I don't know about you all but I never follow recipes to the letter because I love the possibility of happy discoveries, not to mention that I'm never good with following directions anyway. I use recipes more as "guidelines." I like to figure things out on my own which is another reason why I almost never read instruction manuals for electronics or gadgetry.

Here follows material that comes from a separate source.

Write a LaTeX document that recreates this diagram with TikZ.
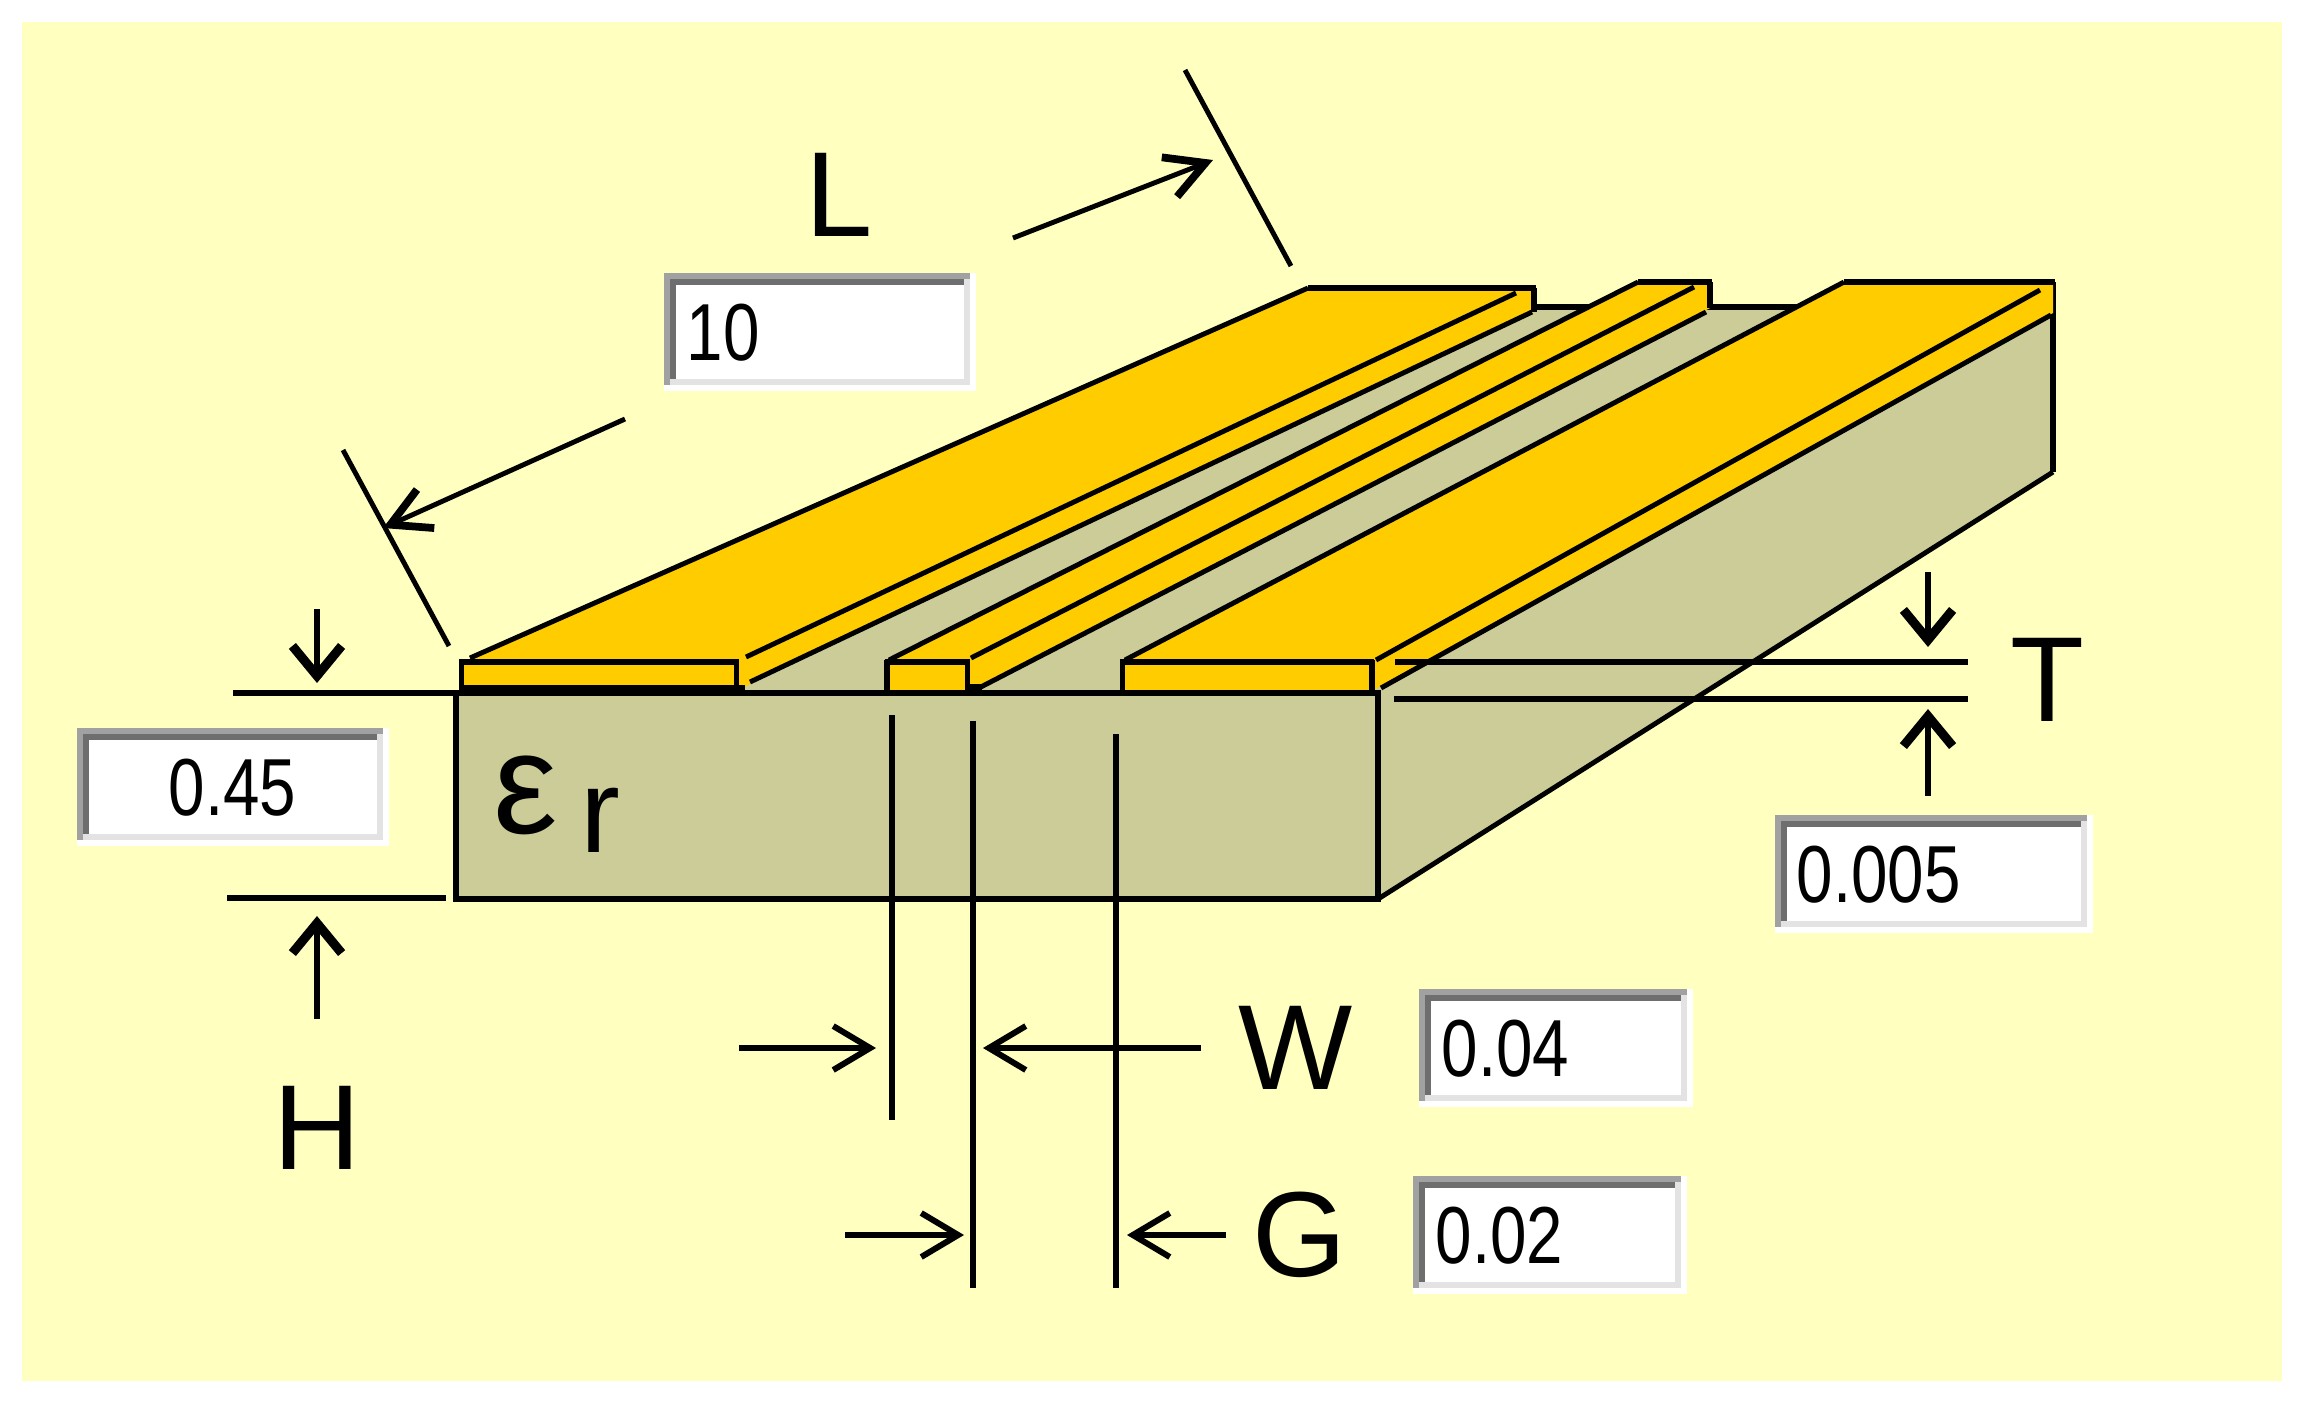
\documentclass[tikz,border=0pt]{standalone}
\usepackage{fontspec}
\setmainfont{Liberation Sans}
\usetikzlibrary{arrows.meta}

\definecolor{panelyellow}{HTML}{FFFFBF}
\definecolor{stripgold}{HTML}{FFCC00}
\definecolor{substrate}{HTML}{CCCC99}

\tikzset{
  hline/.style={line width=1.7pt},
  vline/.style={line width=1.6pt},
  dline/.style={line width=1.4pt},
  dimline/.style={line width=1.7pt,->},
  heavydim/.style={line width=1.7pt,-{Straight Barb[length=8.5pt,width=14pt,line width=2.6pt]}},
  slantdim/.style={line width=1.4pt,-{Straight Barb[length=11pt,width=12pt,line width=2.2pt]}},
  biglabel/.style={inner sep=0pt,anchor=base west,font=\fontsize{34.4pt}{36pt}\selectfont},
  numlabel/.style={inner sep=0pt,anchor=base west,font=\fontsize{23pt}{25pt}\selectfont},
}

% input field: name, x, y, width, text offset, text
\newcommand{\valuefield}[6]{
  \begin{scope}[shift={(#2,#3)}]
    \fill[white] (0,0) rectangle (#4,118);
    \fill[black!37] (0,0) rectangle (#4-6,112);
    \fill[black!11] (6,6) rectangle (#4-6,112);
    \fill[black!57] (6,6) rectangle (#4-12,106);
    \fill[white] (12,12) rectangle (#4-12,106);
    \node[numlabel] (#1) at (#5,87) {\scalebox{0.81}[1]{#6}};
  \end{scope}
}

\begin{document}
\begin{tikzpicture}[x=0.01cm,y=-0.01cm,>={Straight Barb[length=10.5pt,width=12.5pt,line width=1.7pt]}]

  \useasboundingbox (0,0) rectangle (2305,1411);
  \fill[white] (0,0) rectangle (2305,1411);
  \fill[panelyellow] (22,22) rectangle (2282,1381);

  % Substrate
  \fill[substrate] (700,693) -- (1500,307) -- (2053,307) -- (2053,472) -- (1378,899) -- (1378,693) -- cycle;
  \fill[substrate] (456,693) rectangle (1378,899);
  \draw[hline] (1536,307) -- (1804,307);
  \draw[vline] (2053,282) -- (2053,472);
  \draw[dline] (2053,472) -- (1378,899);

  % Strips
  \fill[stripgold] (461,662) -- (472,658) -- (1308,288) -- (1534,288) -- (1534,312) -- (750,684) -- (739,690) -- (461,690) -- cycle;
  \fill[stripgold] (887,662) -- (1638,282) -- (1710,282) -- (1710,308) -- (985,682) -- (970,690) -- (887,690) -- cycle;
  \fill[stripgold] (1122,662) -- (1844,282) -- (2053,282) -- (2053,313) -- (1381,686) -- (1374,690) -- (1122,690) -- cycle;

  % Left strip
  \draw[dline] (470,658) -- (1308,288);
  \draw[hline] (1308,288) -- (1536,288);
  \draw[vline] (1534,288) -- (1534,312);
  \draw[dline] (746,657) -- (1516,293);
  \draw[dline] (750,682) -- (1532,312);
  % Middle strip
  \draw[dline] (889,660) -- (1638,282);
  \draw[hline] (1638,282) -- (1712,282);
  \draw[vline] (1710,282) -- (1710,308);
  \draw[dline] (971,658) -- (1694,287);
  \draw[dline] (975,690) -- (1706,312);
  % Right strip
  \draw[dline] (1125,660) -- (1844,282);
  \draw[hline] (1844,282) -- (2055,282);
  \draw[dline] (1376,660) -- (2040,290);
  \draw[dline] (1381,688) -- (2051,315);

  % Front faces of the strips
  \fill (459,685) rectangle (745,696);
  \draw[vline] (461.5,660) -- (461.5,690);
  \draw[vline] (736.5,660) -- (736.5,690);
  \draw[hline] (459,662) -- (739,662);
  \draw[vline] (887,660) -- (887,690);
  \draw[vline] (967.5,660) -- (967.5,690);
  \draw[hline] (885,662) -- (970,662);
  \draw[vline] (1122.5,660) -- (1122.5,690);
  \draw[vline] (1372,660) -- (1372,690);
  \draw[hline] (1120,662) -- (1374,662);
  \fill (970,684) rectangle (982,696);

  % Front face of the substrate
  \coordinate (hTopEnd) at (233,693);
  \coordinate (hBotEnd) at (227,898);
  \draw[hline] (hTopEnd) -- (1381,693);
  \draw[hline] (453,899) -- (1381,899);
  \draw[hline] (hBotEnd) -- (446,898);
  \draw[vline] (456,693) -- (456,899);
  \draw[vline] (1378,693) -- (1378,899);

  \node[inner sep=0pt,anchor=base west] (epsr) at (493,833)
    {\fontsize{41pt}{44pt}\selectfont ε\hspace{6.5pt}\raisebox{-5.4pt}{\fontsize{34pt}{36pt}\selectfont r}};

  % Thickness T
  \draw[hline] (1395,662) -- (1968,662);
  \draw[hline] (1394,699) -- (1968,699);
  \coordinate (tDownA) at (1928,572);
  \coordinate (tDownB) at (1928,647);
  \coordinate (tUpA) at (1928,796);
  \coordinate (tUpB) at (1928,709);
  \draw[heavydim] (tDownA) -- (tDownB);
  \draw[heavydim] (tUpA) -- (tUpB);
  \node[biglabel] (labT) at (2010,721) {T};

  % Height H
  \coordinate (hDownA) at (317,609);
  \coordinate (hDownB) at (317,683);
  \coordinate (hUpA) at (317,1019);
  \coordinate (hUpB) at (317,916);
  \draw[heavydim] (hDownA) -- (hDownB);
  \draw[heavydim] (hUpA) -- (hUpB);
  \node[biglabel] (labH) at (273,1169) {H};

  % Length L
  \coordinate (lTickA) at (343,450);
  \coordinate (lTickB) at (449,646);
  \coordinate (lTickC) at (1185,70);
  \coordinate (lTickD) at (1291,266);
  \coordinate (lArrA) at (625,419);
  \coordinate (lArrB) at (383,528);
  \coordinate (lArrC) at (1013,238);
  \coordinate (lArrD) at (1213,160);
  \draw[dline] (lTickA) -- (lTickB);
  \draw[dline] (lTickC) -- (lTickD);
  \draw[slantdim] (lArrA) -- (lArrB);
  \draw[slantdim] (lArrC) -- (lArrD);
  \node[biglabel] (labL) at (805,236) {L};

  % Width and gap
  \coordinate (tickWa) at (892,715);
  \coordinate (tickWb) at (892,1120);
  \coordinate (tickGa) at (973,721);
  \coordinate (tickGb) at (973,1288);
  \coordinate (tickGc) at (1116,734);
  \coordinate (tickGd) at (1116,1288);
  \draw[vline] (tickWa) -- (tickWb);
  \draw[vline] (tickGa) -- (tickGb);
  \draw[vline] (tickGc) -- (tickGd);

  \coordinate (wArrA) at (739,1048);
  \coordinate (wArrB) at (876,1048);
  \coordinate (wArrC) at (1201,1048);
  \coordinate (wArrD) at (983,1048);
  \coordinate (gArrA) at (845,1235);
  \coordinate (gArrB) at (964,1235);
  \coordinate (gArrC) at (1226,1235);
  \coordinate (gArrD) at (1127,1235);
  \draw[dimline] (wArrA) -- (wArrB);
  \draw[dimline] (wArrC) -- (wArrD);
  \draw[dimline] (gArrA) -- (gArrB);
  \draw[dimline] (gArrC) -- (gArrD);
  \node[biglabel] (labW) at (1238,1089) {W};
  \node[biglabel] (labG) at (1252,1276) {G};

  % Value fields
  \valuefield{valL}{664}{273}{312}{22}{10}
  \valuefield{valH}{77}{728}{312}{91}{0.45}
  \valuefield{valT}{1775}{815}{318}{21}{0.005}
  \valuefield{valW}{1419}{989}{274}{22}{0.04}
  \valuefield{valG}{1413}{1176}{274}{22}{0.02}

\end{tikzpicture}
\end{document}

And 98% of the time, the creation I come up with is really delicious or if it initial doesn't come out the way I like, I can figure out some remedy to fix the dish so that it eventually comes out tasty. It just might end up being a Fraken-dish but if it tastes good and looks good, who cares, no? Okay, unless perhaps you're on Top Chef or Hell's Kitchen but in the real world, it is okay in my book.
Is it you or the recipe?
Now the 2% of the time when I go by a recipe and it turns out to be an utter disaster, I start to wonder if something is wrong or missing in the recipe. I know this makes me sound like I'm some egomaniac who just can't accept that perhaps the problem is moi and my technique, but there is a difference between being a tad off but close, and completely missing the mark.
For example, today I had planned on posting this delicious recipe for Mandarin Orange Cheese Sandesh which you see in the beautiful picture above. The ingredients are simple: low-fat cottage cheese, organic sugar, and mandarin oranges. You mix the sugar and cottage cheese together and then simmer in a saucepan on low for 5 minutes, mash some of the mandarins to stir in with the cheese, and put the other slices on top, and chill for 30 minutes. Simple, and not much room for error, or so I thought. Now, I tried this recipe nearly three times, and each time I didn't even come close to getting that cake-like appearance you see in the picture. I got a dish of soupy cheese, see in this picture. Not even close, and kinda yucky looking.
Last time, I even followed the recipe to the letter, and still what I got was orange, cottage cheese soup with icky looking curd that looked nothing like the picture in the cookbook. For chilling, I even experimented and put the dish in the freezer for 2 hours and what I got was an orange, cottage cheese icy and as creative as that sounds, it's just not appetizing. What is the problem? I racked my brain.
Cultural translation of food names
So, then I go to the Internet, and the traditional Indian way of making this dish calls for Paneer cheese which in America is referred to as "cottage cheese" but the two may be similar in taste but they are very different in consistency and that is where the problem was and why I got soup versus cubes. I went to the grocery store and picked up regular old cottage cheese made by Clover.
Paneer is thicker in consistency, has no liquid like US cottage cheese, and almost looks like silky tofu. FXCuisine has a homemade paneer recipe with some beautiful pictures of the cheese, and at the end you can see that it is thick and you can make it cube like so you can make the Mandarin Orange Cheese Sandesh look like the picture in my cookbook.
So, in this case, the error in the cookbook recipe was cultural assumption that the reader would understand that "cottage cheese" meant paneer cheese and not "American store bought regular cottage cheese." Now, is there a way to make this dish using the regular US cottage cheese, perhaps, but I'm not in the mood today to buy a 4th tub of cottage cheese to find out. I did see a version that used dry Jell-O but I'd rather stick to all natural ingredients.
Have you ever experienced recipe confusion like this?